◆ **MATERIAL**
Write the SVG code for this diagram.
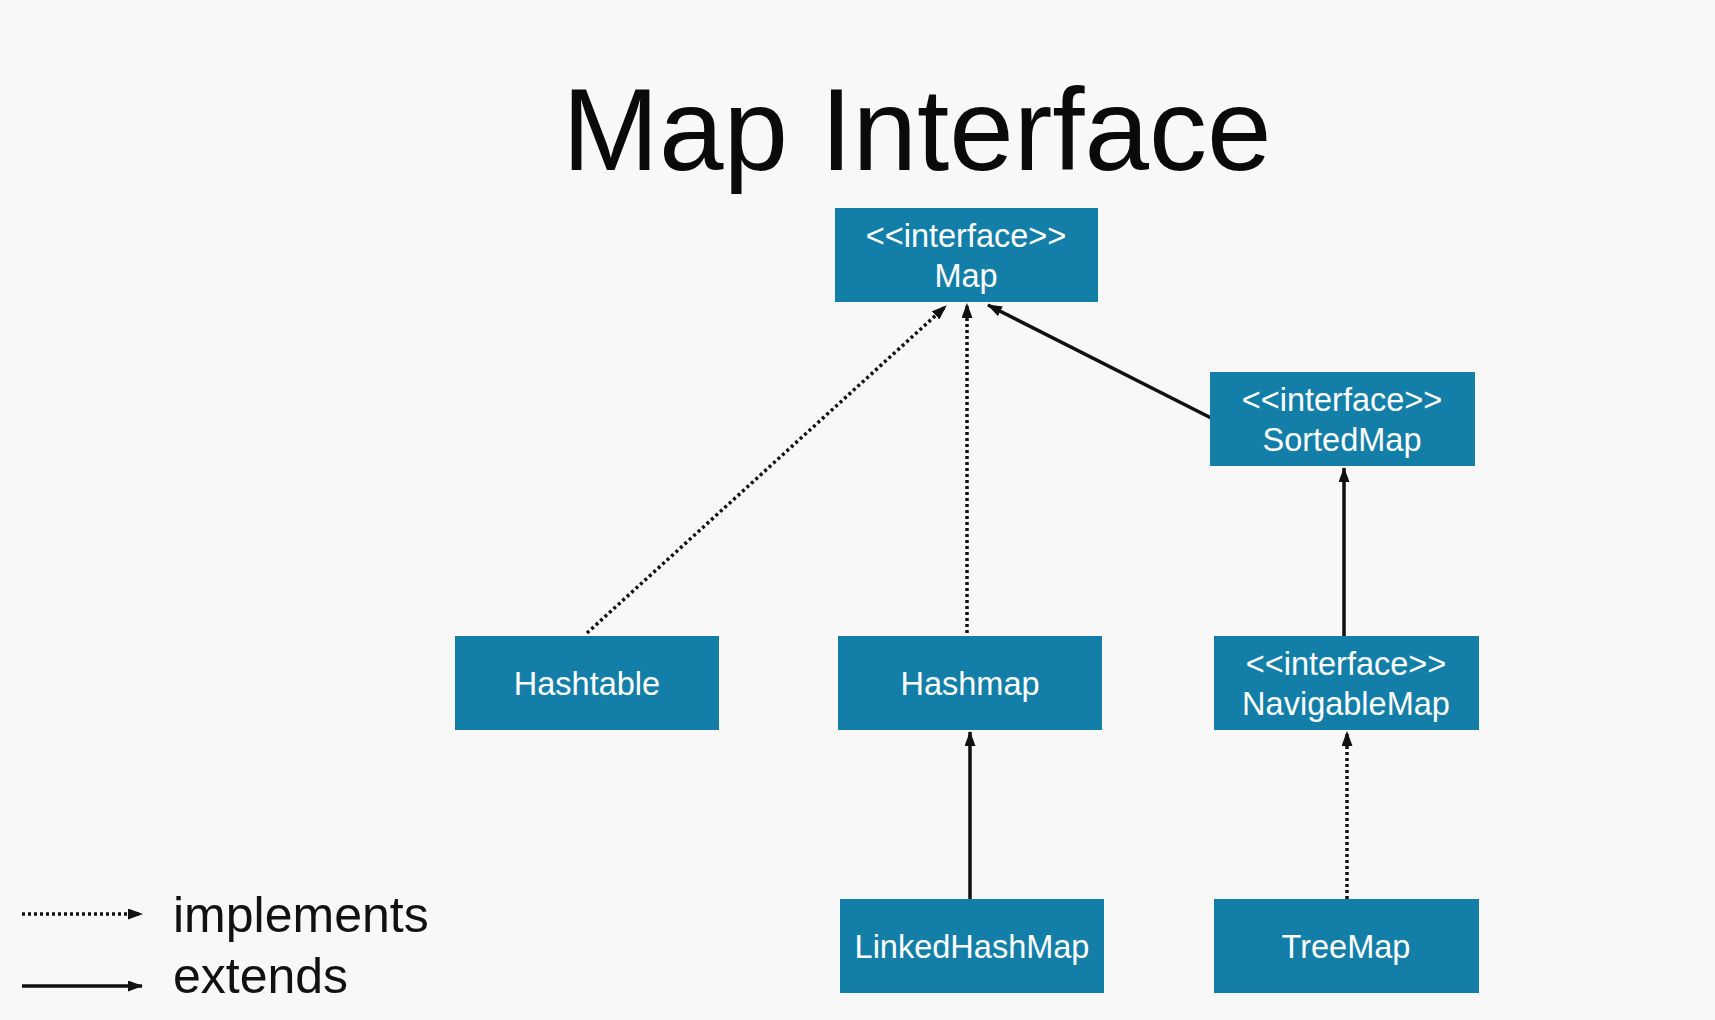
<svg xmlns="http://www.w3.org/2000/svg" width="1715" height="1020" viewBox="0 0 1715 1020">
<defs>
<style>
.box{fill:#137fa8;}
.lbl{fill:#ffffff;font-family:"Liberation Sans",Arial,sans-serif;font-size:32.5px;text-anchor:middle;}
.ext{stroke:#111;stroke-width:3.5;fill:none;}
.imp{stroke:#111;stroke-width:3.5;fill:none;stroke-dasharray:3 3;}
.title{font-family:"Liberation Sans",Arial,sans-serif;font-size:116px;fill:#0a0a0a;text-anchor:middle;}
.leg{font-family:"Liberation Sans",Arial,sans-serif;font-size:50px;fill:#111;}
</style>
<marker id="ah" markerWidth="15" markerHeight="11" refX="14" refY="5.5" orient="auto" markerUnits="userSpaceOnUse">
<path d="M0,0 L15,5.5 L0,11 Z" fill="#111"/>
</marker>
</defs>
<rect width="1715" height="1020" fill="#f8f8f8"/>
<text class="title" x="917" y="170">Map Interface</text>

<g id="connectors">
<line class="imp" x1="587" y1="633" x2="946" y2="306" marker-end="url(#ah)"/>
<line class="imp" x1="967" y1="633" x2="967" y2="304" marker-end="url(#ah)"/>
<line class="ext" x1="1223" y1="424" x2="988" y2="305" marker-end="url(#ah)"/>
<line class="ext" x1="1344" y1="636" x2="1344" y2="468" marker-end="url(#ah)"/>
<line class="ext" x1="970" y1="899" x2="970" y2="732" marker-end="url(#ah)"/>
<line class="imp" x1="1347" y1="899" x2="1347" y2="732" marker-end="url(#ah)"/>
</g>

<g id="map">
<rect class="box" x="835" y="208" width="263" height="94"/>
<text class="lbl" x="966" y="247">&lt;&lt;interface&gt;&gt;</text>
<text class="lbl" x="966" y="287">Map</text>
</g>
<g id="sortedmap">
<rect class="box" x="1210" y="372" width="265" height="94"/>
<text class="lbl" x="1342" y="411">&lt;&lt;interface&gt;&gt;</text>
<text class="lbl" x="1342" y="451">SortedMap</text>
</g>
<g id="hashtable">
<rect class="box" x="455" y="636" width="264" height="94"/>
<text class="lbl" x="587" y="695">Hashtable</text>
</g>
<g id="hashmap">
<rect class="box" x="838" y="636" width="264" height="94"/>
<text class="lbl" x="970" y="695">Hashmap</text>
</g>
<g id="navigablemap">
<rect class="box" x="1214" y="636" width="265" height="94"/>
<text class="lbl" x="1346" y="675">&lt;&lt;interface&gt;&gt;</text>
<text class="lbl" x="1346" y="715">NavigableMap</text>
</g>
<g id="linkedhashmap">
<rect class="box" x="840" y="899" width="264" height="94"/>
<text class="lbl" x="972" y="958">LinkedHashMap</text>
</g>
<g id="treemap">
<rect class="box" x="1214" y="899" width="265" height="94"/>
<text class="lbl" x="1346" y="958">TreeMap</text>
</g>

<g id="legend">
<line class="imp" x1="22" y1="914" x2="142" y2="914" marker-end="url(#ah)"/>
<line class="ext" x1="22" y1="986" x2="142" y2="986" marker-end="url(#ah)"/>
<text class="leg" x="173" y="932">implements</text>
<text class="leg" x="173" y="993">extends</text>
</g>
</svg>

◆ **EXERCISE**
Repeat all the data as it stands, dropping any images it holds.

◆ **RESPONSE BELOW**
Write the SVG code for this diagram.
<svg xmlns="http://www.w3.org/2000/svg" width="1715" height="1020" viewBox="0 0 1715 1020">
<defs>
<style>
.box{fill:#137fa8;}
.lbl{fill:#ffffff;font-family:"Liberation Sans",Arial,sans-serif;font-size:32.5px;text-anchor:middle;}
.ext{stroke:#111;stroke-width:3.5;fill:none;}
.imp{stroke:#111;stroke-width:3.5;fill:none;stroke-dasharray:3 3;}
.title{font-family:"Liberation Sans",Arial,sans-serif;font-size:116px;fill:#0a0a0a;text-anchor:middle;}
.leg{font-family:"Liberation Sans",Arial,sans-serif;font-size:50px;fill:#111;}
</style>
<marker id="ah" markerWidth="15" markerHeight="11" refX="14" refY="5.5" orient="auto" markerUnits="userSpaceOnUse">
<path d="M0,0 L15,5.5 L0,11 Z" fill="#111"/>
</marker>
</defs>
<rect width="1715" height="1020" fill="#f8f8f8"/>
<text class="title" x="917" y="170">Map Interface</text>

<g id="connectors">
<line class="imp" x1="587" y1="633" x2="946" y2="306" marker-end="url(#ah)"/>
<line class="imp" x1="967" y1="633" x2="967" y2="304" marker-end="url(#ah)"/>
<line class="ext" x1="1223" y1="424" x2="988" y2="305" marker-end="url(#ah)"/>
<line class="ext" x1="1344" y1="636" x2="1344" y2="468" marker-end="url(#ah)"/>
<line class="ext" x1="970" y1="899" x2="970" y2="732" marker-end="url(#ah)"/>
<line class="imp" x1="1347" y1="899" x2="1347" y2="732" marker-end="url(#ah)"/>
</g>

<g id="map">
<rect class="box" x="835" y="208" width="263" height="94"/>
<text class="lbl" x="966" y="247">&lt;&lt;interface&gt;&gt;</text>
<text class="lbl" x="966" y="287">Map</text>
</g>
<g id="sortedmap">
<rect class="box" x="1210" y="372" width="265" height="94"/>
<text class="lbl" x="1342" y="411">&lt;&lt;interface&gt;&gt;</text>
<text class="lbl" x="1342" y="451">SortedMap</text>
</g>
<g id="hashtable">
<rect class="box" x="455" y="636" width="264" height="94"/>
<text class="lbl" x="587" y="695">Hashtable</text>
</g>
<g id="hashmap">
<rect class="box" x="838" y="636" width="264" height="94"/>
<text class="lbl" x="970" y="695">Hashmap</text>
</g>
<g id="navigablemap">
<rect class="box" x="1214" y="636" width="265" height="94"/>
<text class="lbl" x="1346" y="675">&lt;&lt;interface&gt;&gt;</text>
<text class="lbl" x="1346" y="715">NavigableMap</text>
</g>
<g id="linkedhashmap">
<rect class="box" x="840" y="899" width="264" height="94"/>
<text class="lbl" x="972" y="958">LinkedHashMap</text>
</g>
<g id="treemap">
<rect class="box" x="1214" y="899" width="265" height="94"/>
<text class="lbl" x="1346" y="958">TreeMap</text>
</g>

<g id="legend">
<line class="imp" x1="22" y1="914" x2="142" y2="914" marker-end="url(#ah)"/>
<line class="ext" x1="22" y1="986" x2="142" y2="986" marker-end="url(#ah)"/>
<text class="leg" x="173" y="932">implements</text>
<text class="leg" x="173" y="993">extends</text>
</g>
</svg>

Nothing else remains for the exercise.